Большее число иконок на увеличенном рабочем столе для экранов большего размера и разрешения. Новый «Режим водителя». Блокировка авоповорота экрана. Это – лишь некоторые из новых функций, которые будут доступны в Windows Phone 8 Update 3, обновлении которое будет устанавливаться на телефоны пользователей в течение следующих месяцев.

«Как руководитель команды инженеров, отвечающей за выпуск обновлений Windows Phone, я хотел бы рассказать вам о том, что войдет в состав третьего за год официального обновления продукта, а также о новой программе по ознакомлению с предварительной версией, которую мы запускаем, чтобы помочь разработчикам обеспечить бесперебойную работу их приложений на нашем новейшем ПО. Для моей команды и Windows Phone в целом этот год был очень напряженным и в то же время интересным. Если вы следите за нашими новостями, вы, наверное, заметили, что наша доля рынка в Европе выросла почти до 10 %. Мы понимаем, что дела действительно пошли в гору. Как нам кажется, одной из причин для успешного продвижения является постоянное развитие платформы. А также работа наших партнеров, которые использовали наши инновации, создавая потрясающие новые устройства Windows Phone». Даррен Лейборн (Darren Laybourn). 

*Поддержка экранов большего размера с более высоким разрешением* 

Это третье обновление создает условия для появления Windows Phone с 5- и 6-дюймовыми сенсорными экранами. Больший размер и разрешение (1080p HD) этих устройств позволят сделать Windows Phone еще более персонализированным: например, на огромном рабочем столе в один ряд поместятся шесть живых иконок вместо четырех.

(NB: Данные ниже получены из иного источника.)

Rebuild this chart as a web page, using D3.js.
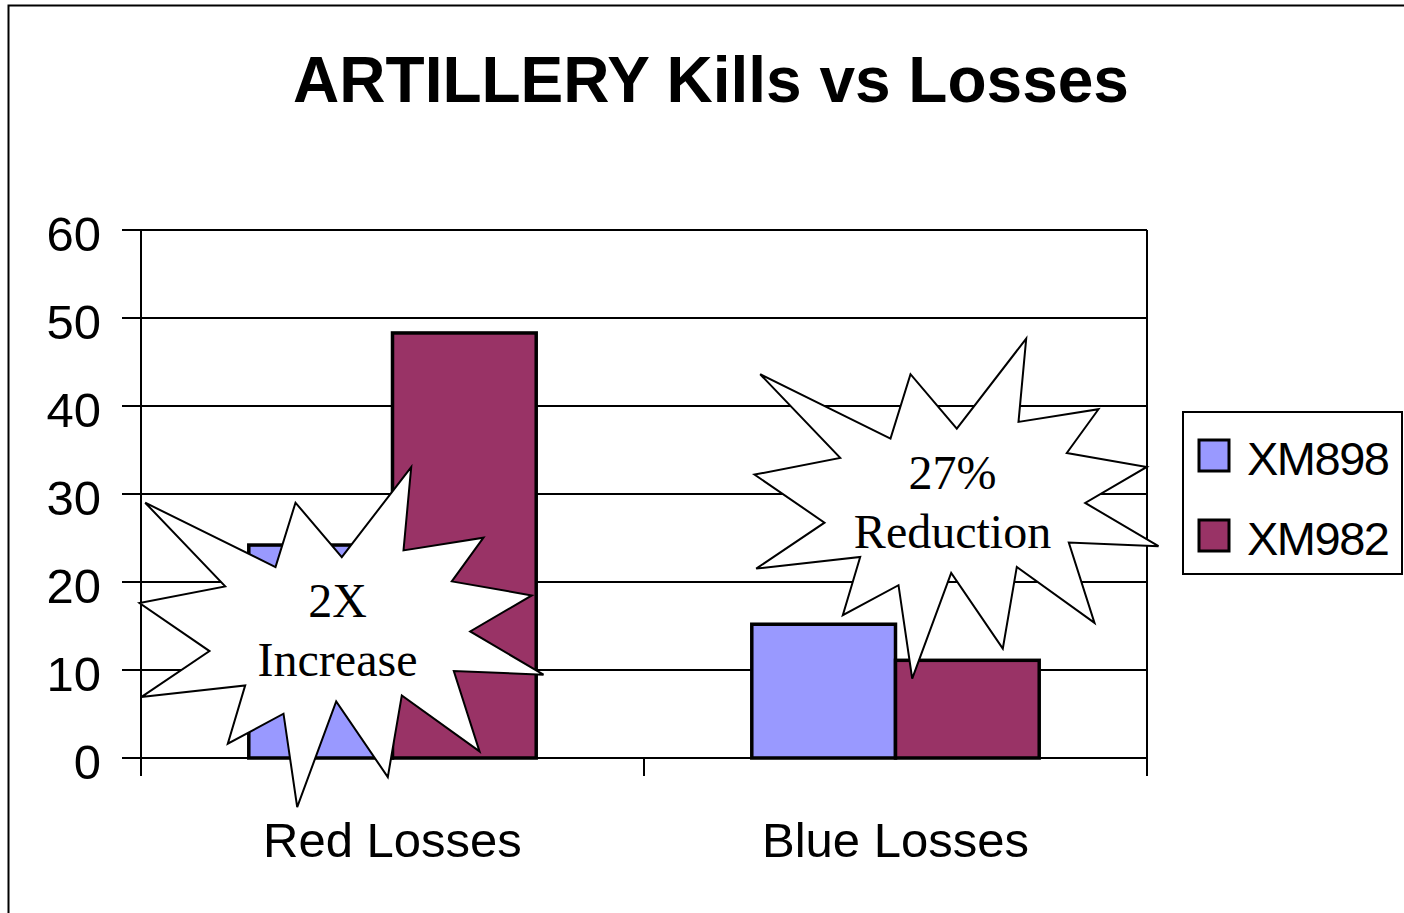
<!DOCTYPE html>
<html>
<head>
<meta charset="utf-8">
<script src="https://cdn.jsdelivr.net/npm/d3@7"></script>
<style>
  body { margin: 0; background: #fff; }
  text { font-family: "Liberation Sans", Arial, sans-serif; }
  .callout text { font-family: "Liberation Serif", "Times New Roman", serif; }
</style>
</head>
<body>
<div id="chart"></div>
<script>
// Chart data
const categories = ['Red Losses', 'Blue Losses'];
const seriesNames = ['XM898', 'XM982'];
const xm898Values = [24.2, 15.2];
const xm982Values = [48.3, 11.1];
const yTicks = [0, 10, 20, 30, 40, 50, 60];
const seriesColors = ['#9999FF', '#993366'];

// Callout annotations (anchored to a category and a y value)
const calloutCategories = ['Red Losses', 'Blue Losses'];
const calloutValues = [14.5, 29.1];
const calloutLines = [['2X', 'Increase'], ['27%', 'Reduction']];

// Dimensions
const width = 1404;
const height = 913;
const plot = { left: 141, right: 1147, top: 230, bottom: 758 };

const svg = d3.select('#chart')
    .append('svg')
    .attr('width', width)
    .attr('height', height);

// Outer frame
svg.append('rect')
    .attr('x', 8.5).attr('y', 5.5)
    .attr('width', 1400).attr('height', 920)
    .attr('fill', 'none')
    .attr('stroke', '#000')
    .attr('stroke-width', 2);

// Title
svg.append('text')
    .attr('x', 711)
    .attr('y', 102)
    .attr('text-anchor', 'middle')
    .attr('font-size', 64)
    .attr('font-weight', 'bold')
    .text('ARTILLERY Kills vs Losses');

// Scales
const y = d3.scaleLinear().domain([0, 60]).range([plot.bottom, plot.top]);
const x0 = d3.scaleBand()
    .domain(categories)
    .range([plot.left, plot.right])
    .paddingInner(3 / 7)
    .paddingOuter(3 / 14);
const x1 = d3.scaleBand()
    .domain(seriesNames)
    .range([0, x0.bandwidth()]);
const color = d3.scaleOrdinal().domain(seriesNames).range(seriesColors);

// Gridlines + y ticks
svg.append('g')
    .selectAll('line')
    .data(yTicks)
    .enter()
    .append('line')
    .attr('x1', plot.left - 19)
    .attr('x2', plot.right)
    .attr('y1', d => y(d))
    .attr('y2', d => y(d))
    .attr('stroke', '#000')
    .attr('stroke-width', 2);

// y labels
svg.append('g')
    .selectAll('text')
    .data(yTicks)
    .enter()
    .append('text')
    .attr('x', 101)
    .attr('y', d => y(d) + 21)
    .attr('text-anchor', 'end')
    .attr('font-size', 49)
    .text(d => d);

// Plot border lines (left axis, right edge)
[plot.left, plot.right].forEach(px => {
    svg.append('line')
        .attr('x1', px).attr('x2', px)
        .attr('y1', plot.top).attr('y2', plot.bottom)
        .attr('stroke', '#000')
        .attr('stroke-width', 2);
});

// x ticks at category boundaries
const xTickPos = [plot.left].concat(categories.map(c => x0(c) - x0.step() * x0.paddingInner() / 2 + x0.step()));
xTickPos[xTickPos.length - 1] = plot.right;
svg.append('g')
    .selectAll('line')
    .data(xTickPos)
    .enter()
    .append('line')
    .attr('x1', d => d).attr('x2', d => d)
    .attr('y1', plot.bottom).attr('y2', plot.bottom + 18)
    .attr('stroke', '#000')
    .attr('stroke-width', 2);

// x labels
svg.append('g')
    .selectAll('text')
    .data(categories)
    .enter()
    .append('text')
    .attr('x', d => x0(d) + x0.bandwidth() / 2)
    .attr('y', 857)
    .attr('text-anchor', 'middle')
    .attr('font-size', 49)
    .text(d => d);

// Bars
const barData = categories.map((c, i) => ({
    category: c,
    values: [
        { series: 'XM898', value: xm898Values[i] },
        { series: 'XM982', value: xm982Values[i] }
    ]
}));

svg.append('g')
    .selectAll('g')
    .data(barData)
    .enter()
    .append('g')
    .attr('transform', d => `translate(${x0(d.category)},0)`)
    .selectAll('rect')
    .data(d => d.values)
    .enter()
    .append('rect')
    .attr('x', d => x1(d.series))
    .attr('y', d => y(d.value))
    .attr('width', x1.bandwidth())
    .attr('height', d => y(0) - y(d.value))
    .attr('fill', d => color(d.series))
    .attr('stroke', '#000')
    .attr('stroke-width', 3.5);

// Starburst shape (offsets from its centre)
const starShape = [
    [73.7, -163.3], [66, -80], [146, -92.7], [114.3, -49], [194.3, -35], [132.7, 1],
    [206, 44.3], [116.3, 40.7], [142, 121], [64.3, 65], [50.3, 146.7], [-1.3, 71],
    [-40.3, 176.7], [-54, 83.3], [-109.7, 113.3], [-92.3, 55], [-196.3, 66.7], [-128, 20.7],
    [-198, -27.3], [-112.3, -44], [-192.3, -127.7], [-62, -63.3], [-42, -127.7], [4.3, -73.3]
];
const calloutShift = [-55, 57];

const callouts = svg.append('g')
    .attr('class', 'callout')
    .selectAll('g')
    .data(calloutCategories.map((c, i) => ({ c, v: calloutValues[i], lines: calloutLines[i], dx: calloutShift[i] })))
    .enter()
    .append('g')
    .attr('transform', d => `translate(${x0(d.c) + x0.bandwidth() / 2 + d.dx},${y(d.v)})`);

callouts.append('polygon')
    .attr('points', starShape.map(p => p.join(',')).join(' '))
    .attr('fill', '#fff')
    .attr('stroke', '#000')
    .attr('stroke-width', 2)
    .attr('stroke-linejoin', 'miter');

callouts.append('text')
    .attr('x', 0)
    .attr('y', -13)
    .attr('text-anchor', 'middle')
    .attr('font-size', 48)
    .text(d => d.lines[0]);

callouts.append('text')
    .attr('x', 0)
    .attr('y', 46)
    .attr('text-anchor', 'middle')
    .attr('font-size', 48)
    .text(d => d.lines[1]);

// Legend
const legend = svg.append('g');
legend.append('rect')
    .attr('x', 1183).attr('y', 412)
    .attr('width', 219).attr('height', 162)
    .attr('fill', '#fff')
    .attr('stroke', '#000')
    .attr('stroke-width', 2);

const legendItems = legend.selectAll('g.item')
    .data(seriesNames)
    .enter()
    .append('g')
    .attr('class', 'item')
    .attr('transform', (d, i) => `translate(1199,${440 + i * 80})`);

legendItems.append('rect')
    .attr('width', 30).attr('height', 31)
    .attr('fill', d => color(d))
    .attr('stroke', '#000')
    .attr('stroke-width', 3);

legendItems.append('text')
    .attr('x', 48)
    .attr('y', 35)
    .attr('font-size', 47)
    .attr('letter-spacing', -1.5)
    .text(d => d);
</script>
</body>
</html>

Увеличенный рабочий стол также дает возможность закреплять на нем еще больше важных для вас контактов, информации и приложений. Встроенные приложения и такие разделы, как «Электронная почта», «Фотографии», «Контакты», «Музыка+Видео», также будут тщательно масштабированы для наиболее эффективного использования дополнительного пространства на 6-дюймовых экранах.

*Более мощное оборудование*

Помимо увеличенного размера экрана третье обновление обеспечит поддержку 4-ядерного процессора Qualcomm 8974. 

*Режим водителя*

Новая функция «Режим водителя» поможет вам добраться из пункта А в пункт B, не отвлекаясь. «Режим водителя» на устройстве с Bluetooth-соединением позволяет ограничить количество уведомлений на экране блокировки, в том числе сообщений, вызовов и отображения статусов, до тех пор, пока вы не припаркуетесь в пункте назначения. Вы также можете настроить «Режим водителя» для отправки автоматических ответов тем, кто вам звонит или пишет, когда вы находитесь за рулем.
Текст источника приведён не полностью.